Accordingly, during the next twenty years many works (including those before noted) were written on taxidermy, the most notable being by Swainson, Brown, and that eccentric genius Waterton, whom we may call the pioneer of our present system of mounting, and who, in his usual caustic style, pointed out the very inferior way in which specimens were then mounted.

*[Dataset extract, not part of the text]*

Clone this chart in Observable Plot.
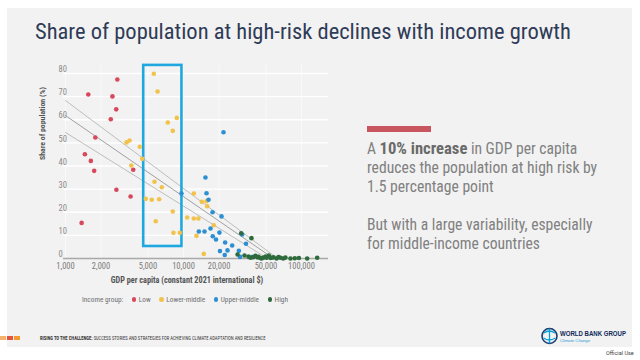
<!DOCTYPE html>
<html>
<head>
<meta charset="utf-8">
<script src="https://cdn.jsdelivr.net/npm/d3@7"></script>
<script src="https://cdn.jsdelivr.net/npm/@observablehq/plot@0.6"></script>
<style>
  body { margin:0; width:640px; height:360px; background:#fff; position:relative; overflow:hidden;
         font-family: "Liberation Sans Narrow", "Roboto Condensed", Roboto, sans-serif; }
  .abs { position:absolute; }
  #panel { left:7px; top:8px; width:625px; height:339px; background:#f2f2f2; }
  #title { left:35px; top:18px; font-size:22.5px; color:#2f3b57; white-space:nowrap; }
  #legend { left:82px; top:295px; font-size:7.3px; color:#6f6f6f; display:flex; align-items:center; white-space:nowrap; }
  #legend .dot { display:inline-block; width:4.6px; height:4.6px; border-radius:50%; margin:0 2.5px 0 0; }
  #legend .item { margin-left:8.5px; display:flex; align-items:center; }
  #bar { left:367px; top:126px; width:64px; height:6px; background:#c9555f; }
  #msg { left:367px; top:139px; font-size:15.6px; line-height:19px; color:#808080; white-space:nowrap; }
  #msg b { color:#6a6a6a; font-size:16.6px; }
  #foot { left:40px; top:335.5px; font-size:4.6px; color:#333; white-space:nowrap; }
  #logo { left:541px; top:327px; }
  #official { left:606px; top:350px; font-size:5.5px; color:#444; font-family: Roboto, sans-serif; }
</style>
</head>
<body>
<div id="panel" class="abs"></div>
<div id="title" class="abs">Share of population at high-risk declines with income growth</div>
<div id="chart" class="abs" style="left:0;top:0"></div>
<div id="legend" class="abs"></div>
<div id="bar" class="abs"></div>
<div id="msg" class="abs">A <b>10% increase</b> in GDP per capita<br>reduces the population at high risk by<br>1.5 percentage point<br><br>But with a large variability, especially<br>for middle-income countries</div>
<div class="abs" style="left:0;top:336px;width:6px;height:4px;background:#f5b26b"></div>
<div class="abs" style="left:7px;top:336px;width:6px;height:4px;background:#e5533d"></div>
<div class="abs" style="left:14px;top:336px;width:6px;height:4px;background:#f39a2e"></div>
<div id="foot" class="abs"><b>RISING TO THE CHALLENGE:</b> SUCCESS STORIES AND STRATEGIES FOR ACHIEVING CLIMATE ADAPTATION AND RESILIENCE</div>
<div id="logo" class="abs">
  <svg width="90" height="20" viewBox="0 0 90 20">
    <circle cx="8.5" cy="9" r="7.5" fill="none" stroke="#1a3a6e" stroke-width="1.6"/>
    <path d="M3,6 Q8,2 14,6 M2.5,11 Q8,15 14.5,11 M8.5,1.5 L8.5,16.5" stroke="#009fda" stroke-width="1.3" fill="none"/>
    <text x="19" y="9" font-family="Liberation Sans, Arial, sans-serif" font-weight="bold" font-size="6.6" textLength="66" lengthAdjust="spacingAndGlyphs" fill="#0f2a58">WORLD BANK GROUP</text>
    <text x="19" y="15" font-family="Liberation Sans, Arial, sans-serif" font-size="4.2" fill="#2a9ad6">Climate Change</text>
  </svg>
</div>
<div id="official" class="abs">Official Use</div>
<script>
// ---- data ----
const groups = ["Low", "Lower-middle", "Upper-middle", "High"];
const groupColors = ["#d8485c", "#f1c24c", "#2b8fd3", "#2e6b3c"];

const lowGdp = [2750, 1560, 2500, 2690, 2420, 1790, 1460, 1640, 1750, 2700, 1370, 3560, 3750];
const lowShare = [77.4, 70.9, 70.1, 64.5, 60.2, 52.3, 45.1, 42.2, 37.9, 29.7, 15.4, 26.8, 38.4];

const lowerMiddleGdp = [5600, 6030, 7360, 8780, 8110, 3290, 3490, 4260, 4470, 3610, 5680, 6550, 4790, 5380, 6220, 8110, 5820, 8220, 9300, 12230, 14290, 15660, 15880, 10750, 12230, 13390, 12880, 14850, 18060];
const lowerMiddleShare = [79.9, 72.2, 58.8, 60.8, 55.2, 50.2, 51.0, 48.3, 43.1, 40.2, 33.2, 30.8, 25.8, 25.4, 25.6, 20.3, 16.1, 11.1, 11.1, 28.1, 24.5, 24.8, 22.6, 17.7, 17.3, 17.3, 9.8, 2.0, 14.4];

const upperMiddleGdp = [21830, 15350, 15670, 16300, 17620, 21000, 13490, 15070, 16940, 17700, 18850, 20170, 22540, 25850, 23590, 20370, 22350, 31420, 33860, 29440, 30140, 38070, 9620];
const upperMiddleShare = [54.6, 35.0, 28.2, 25.4, 20.0, 18.2, 11.7, 11.7, 13.0, 9.6, 8.2, 11.2, 6.9, 5.6, 3.5, 3.2, 1.5, 10.4, 6.4, 3.3, 0.7, 0.6, 28.1];

const highGdp = [28710, 30830, 32880, 35550, 36960, 37670, 39170, 40730, 42360, 43200, 44930, 45820, 47650, 49550, 50530, 52850, 54570, 55650, 57870, 61430, 63860, 66410, 69950, 73060, 80680, 87750, 95100, 111700, 135800];
const highShare = [1.7, 10.9, 1.3, 0.8, 0.3, 8.8, 0.6, 1.2, 0.5, 0.7, 0.2, 0.0, 0.4, 0.8, 0.3, 1.3, 0.2, 0.3, 0.5, 0.0, 0.6, 0.3, 0.0, 0.4, 0.0, 0.1, 0.2, 0.0, 0.3];

// fitted line and band: start and end points
const fitNames = ["upper", "fit", "lower"];
const fitStartGdp = [1000, 1000, 1000];
const fitStartShare = [68.3, 61.8, 54.5];
const fitEndGdp = [62700, 58000, 51500];
const fitEndShare = [0, 0, 0];

// highlighted middle-income box
const boxGdp = [4600, 9700];
const boxShare = [5.2, 83.5];

const yTicks = [0, 10, 20, 30, 40, 50, 60, 70, 80];
const xTicks = [1000, 2000, 5000, 10000, 20000, 50000, 100000];
const xTitle = "GDP per capita (constant 2021 international $)";
const yTitle = "Share of population (%)";

// ---- build ----
const gdpLists = [lowGdp, lowerMiddleGdp, upperMiddleGdp, highGdp];
const shareLists = [lowShare, lowerMiddleShare, upperMiddleShare, highShare];
const points = [];
groups.forEach((g, i) => gdpLists[i].forEach((x, j) => points.push({group: g, gdp: x, share: shareLists[i][j]})));

const fitRows = [];
fitNames.forEach((n, i) => {
  fitRows.push({name: n, gdp: fitStartGdp[i], share: fitStartShare[i]});
  fitRows.push({name: n, gdp: fitEndGdp[i], share: fitEndShare[i]});
});

const font = '"Liberation Sans Narrow", "Roboto Condensed", Roboto, sans-serif';

const chart = Plot.plot({
  width: 340,
  height: 290,
  marginLeft: 63,
  marginRight: 12,
  marginTop: 61,
  marginBottom: 32,
  style: {background: "transparent", fontFamily: font, overflow: "visible"},
  x: {type: "log", domain: [1000, 100000], range: [65, 301], axis: null},
  y: {domain: [0, 80], range: [258, 73], axis: null},
  color: {domain: groups, range: groupColors},
  marks: [
    Plot.ruleX(xTicks, {x: d => d, y1: 0, y2: 83.5, stroke: "#ffffff", strokeOpacity: 0.7, strokeWidth: 0.8}),
    Plot.ruleY(yTicks.filter(d => d > 0), {y: d => d, stroke: "#ffffff", strokeWidth: 1.4}),
    Plot.ruleY([0], {y: d => d, stroke: "#a9a9a9", strokeWidth: 1.6}),
    Plot.text(yTicks, {y: d => d, text: d => String(d), frameAnchor: "left", textAnchor: "start", dx: -5, dy: -4, fill: "#8a8a8a", fontSize: 8.5}),
    Plot.text(xTicks, {x: d => d, text: d => d3.format(",")(d), frameAnchor: "bottom", dy: 10, fill: "#7a7a7a", fontSize: 8.5}),
    Plot.text([xTitle], {text: d => d, frameAnchor: "bottom", dy: 24, dx: -9, fill: "#555", fontSize: 8.2, fontWeight: "bold"}),
    Plot.text([yTitle], {text: d => d, frameAnchor: "left", rotate: -90, dx: -21, fill: "#555", fontSize: 7.8, fontWeight: "bold"}),
    Plot.line(fitRows, {x: "gdp", y: "share", z: "name", stroke: d => d.name === "fit" ? "#a0a0a0" : "#bdbdbd", strokeWidth: 1}),
    Plot.rect([0], {x1: () => boxGdp[0], x2: () => boxGdp[1], y1: () => boxShare[0], y2: () => boxShare[1], fill: "none", stroke: "#1fa8e0", strokeWidth: 2.6}),
    Plot.dot(points, {x: "gdp", y: "share", fill: "group", r: 2.3})
  ]
});
document.getElementById("chart").appendChild(chart);

// legend
const legend = document.getElementById("legend");
legend.innerHTML = '<span>Income group:</span>' + groups.map((g, i) =>
  `<span class="item"><span class="dot" style="background:${groupColors[i]}"></span>${g}</span>`).join("");
</script>
</body>
</html>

At the end of his "Wanderings in South America" appeared a treatise on Taxidermy, but, as he decried the use of arsenical preparations, and mounted his birds without wires in a fashion peculiar to himself, his system did not find favour in the eyes of the school of rigid stuffing, who had not then worked out the present happy compromise between his style and theirs. His patience must have been inexhaustible; indeed, the Rev. J. G. Wood, who knew him well, has told me of many instances in which he spent days in scraping out the hands and feet of the larger apes until he got them as thin as paper, and also of his delight when he invented the kid-glove substitute for a peacock's face much to the astonishment of the reverend gentleman. Of course; all these works on the preservation of natural history objects and the labours of collectors directed the public mind to the contemplation of natural history.